Why Are Politicians and Media Fanning the Flames of War Panic in Ukraine?

Washington officials have been terrifying the world with warnings of an imminent Russian invasion of Ukraine. But everyone else in a position to know seems pretty sure there isn’t one coming.

Joe Biden speaking with supporters at a town hall hosted by the Iowa Asian and Latino Coalition at Plumbers and Steamfitters Local 33 in Des Moines, Iowa, on August 8, 2019. (Gage Skidmore / Flickr)


The world has been gripped for the past two months by the Ukraine crisis, with Moscow seemingly poised to invade Ukraine at any moment, and US officials calling for war — even nuclear strikes — in response. Washington has been flooding the former Soviet republic with weapons and other military aid ever since, with $200 million worth starting to arrive this week, and Democratic lawmakers are now scrambling to send another $500 million of military aid on top of that. It’s one of several measures meant to deter or, in the worst-case scenario, defend against a Russian invasion that’s been sold as “imminent” since the start of December.

With so much excitement happening, you’d be forgiven for missing the serious doubt that such an invasion is even going to happen. While politicians and media in the United States, UK, and other North Atlantic Treaty Organization (NATO) countries have been hyping the prospect of war, officials inside of Ukraine — the country being potentially invaded — have been telling people a different story.

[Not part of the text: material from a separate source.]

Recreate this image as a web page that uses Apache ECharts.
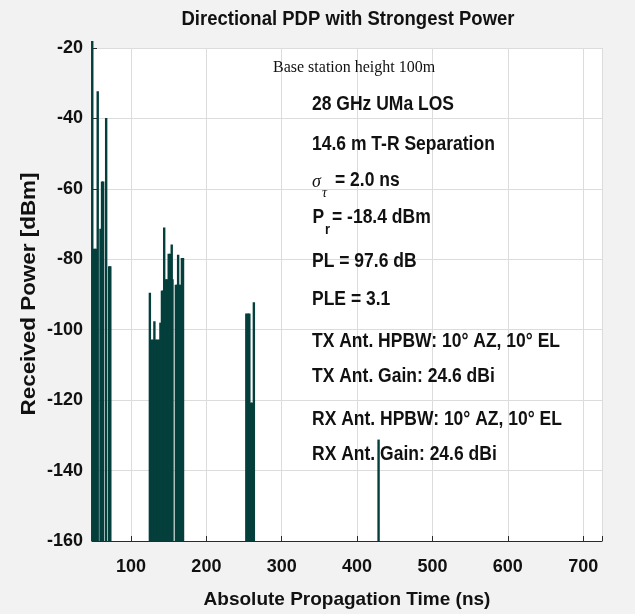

Just yesterday, the split led to a minor diplomatic rift after a phone call between Joe Biden and Ukrainian president Volodymyr Zelensky, which Kyiv signaled in advance it would use to ask Washington to tamp down the rhetoric. While what exactly was said remains a point of dispute, the substance is that Biden believes a Russian invasion could come in February, while Zelensky holds that it’s far from clear and that the Russian threat is “dangerous but ambiguous.”